From a market sector standpoint, non-residential (commercial, public sector and non-profit) installations ruled with 119 percent growth from Q1 2010 to Q1 2011. Residential installations continued a pattern of marginal yet steady quarter-over-quarter growth.
So to what specific factors are industry analysts attributing U.S. solar power’s strong showing in Q1 2011? The two primary factors identified in the SEIA® report are “market fundamentals” and “2010 overhang.”

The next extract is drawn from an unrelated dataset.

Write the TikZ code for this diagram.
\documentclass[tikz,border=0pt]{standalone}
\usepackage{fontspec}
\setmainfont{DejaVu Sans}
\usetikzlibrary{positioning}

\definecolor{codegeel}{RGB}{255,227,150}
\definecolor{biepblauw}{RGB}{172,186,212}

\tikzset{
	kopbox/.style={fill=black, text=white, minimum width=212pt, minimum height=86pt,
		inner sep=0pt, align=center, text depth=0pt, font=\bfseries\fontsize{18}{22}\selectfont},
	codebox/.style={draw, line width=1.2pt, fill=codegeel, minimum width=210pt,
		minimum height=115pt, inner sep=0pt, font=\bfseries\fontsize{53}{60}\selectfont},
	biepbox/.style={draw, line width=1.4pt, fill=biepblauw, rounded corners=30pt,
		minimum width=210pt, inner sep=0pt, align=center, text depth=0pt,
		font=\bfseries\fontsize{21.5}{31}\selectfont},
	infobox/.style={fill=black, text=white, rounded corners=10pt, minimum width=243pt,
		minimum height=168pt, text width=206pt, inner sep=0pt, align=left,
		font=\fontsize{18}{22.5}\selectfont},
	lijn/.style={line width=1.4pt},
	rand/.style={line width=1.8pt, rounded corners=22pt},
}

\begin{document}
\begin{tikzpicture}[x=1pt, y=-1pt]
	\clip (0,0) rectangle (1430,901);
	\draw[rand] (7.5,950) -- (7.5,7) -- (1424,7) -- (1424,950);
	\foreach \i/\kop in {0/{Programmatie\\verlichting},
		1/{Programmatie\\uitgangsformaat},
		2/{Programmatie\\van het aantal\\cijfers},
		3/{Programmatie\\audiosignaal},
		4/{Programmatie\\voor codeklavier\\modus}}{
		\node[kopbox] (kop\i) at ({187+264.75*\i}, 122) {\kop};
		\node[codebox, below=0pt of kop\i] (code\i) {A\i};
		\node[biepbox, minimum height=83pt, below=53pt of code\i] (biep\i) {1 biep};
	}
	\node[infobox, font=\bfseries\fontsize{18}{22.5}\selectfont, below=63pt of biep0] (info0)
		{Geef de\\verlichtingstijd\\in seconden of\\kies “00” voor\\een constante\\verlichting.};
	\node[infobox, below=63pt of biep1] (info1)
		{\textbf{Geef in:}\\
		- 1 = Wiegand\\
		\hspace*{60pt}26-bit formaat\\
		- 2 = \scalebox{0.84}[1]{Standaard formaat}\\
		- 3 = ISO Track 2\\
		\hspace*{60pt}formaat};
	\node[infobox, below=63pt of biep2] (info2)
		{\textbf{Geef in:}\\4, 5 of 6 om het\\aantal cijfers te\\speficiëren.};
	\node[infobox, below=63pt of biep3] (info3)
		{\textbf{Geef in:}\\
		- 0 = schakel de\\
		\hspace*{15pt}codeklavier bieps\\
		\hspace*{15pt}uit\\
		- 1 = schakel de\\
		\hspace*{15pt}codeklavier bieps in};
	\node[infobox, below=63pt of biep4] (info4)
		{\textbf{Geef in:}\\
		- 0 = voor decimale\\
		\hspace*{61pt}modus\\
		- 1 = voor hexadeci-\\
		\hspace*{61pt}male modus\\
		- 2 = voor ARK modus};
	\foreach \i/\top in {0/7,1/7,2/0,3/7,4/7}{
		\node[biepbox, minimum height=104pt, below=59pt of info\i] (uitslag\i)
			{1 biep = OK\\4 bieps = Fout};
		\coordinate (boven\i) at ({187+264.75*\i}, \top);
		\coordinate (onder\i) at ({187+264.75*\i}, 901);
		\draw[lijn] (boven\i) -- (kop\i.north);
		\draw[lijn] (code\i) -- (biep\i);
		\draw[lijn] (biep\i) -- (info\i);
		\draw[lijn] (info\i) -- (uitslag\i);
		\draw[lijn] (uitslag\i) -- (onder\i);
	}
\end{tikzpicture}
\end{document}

Each factor is explained in more detail in the U.S. Solar Market Insight™ Q1 2011, but briefly, “market fundamentals” refers to improvements within the market that have made solar installations more viable for the masses. These improvements include a price decrease on modules, inverters and other components required for solar installation; expansion of new business models like the residential solar lease; and the aforementioned state-sponsored incentive programs.
The “2010 overhang” refers to the completion of installations that commenced in 2010 as part of the Section 1603 Treasury grant originally set to expire on Dec. 31, 2010. Though the deadline was ultimately extended to Dec. 31, 2011, many projects were started in 2010 to meet original grant guidelines, and many of those projects wrapped up in Q1 2011.
What does all this good news mean for the solar industry in the remaining months of 2011? According to the report’s authors, it means the bar has been set very high and the market must continue its rapid acceleration to meet expectations. Says the SEIA® report:
“Despite strong growth in the first quarter, the market will need to ramp up even faster in order to meet industry expectations, which generally anticipate at least another doubling of the total U.S. PV market in 2011. Given the pipeline of projects and recent module price declines, we believe this outcome remains likely.”
It appears that solar power, which has traditionally been a very small part of the overall electric marketplace, may finally be gaining the traction it needs to become a more significant part of our energy mix.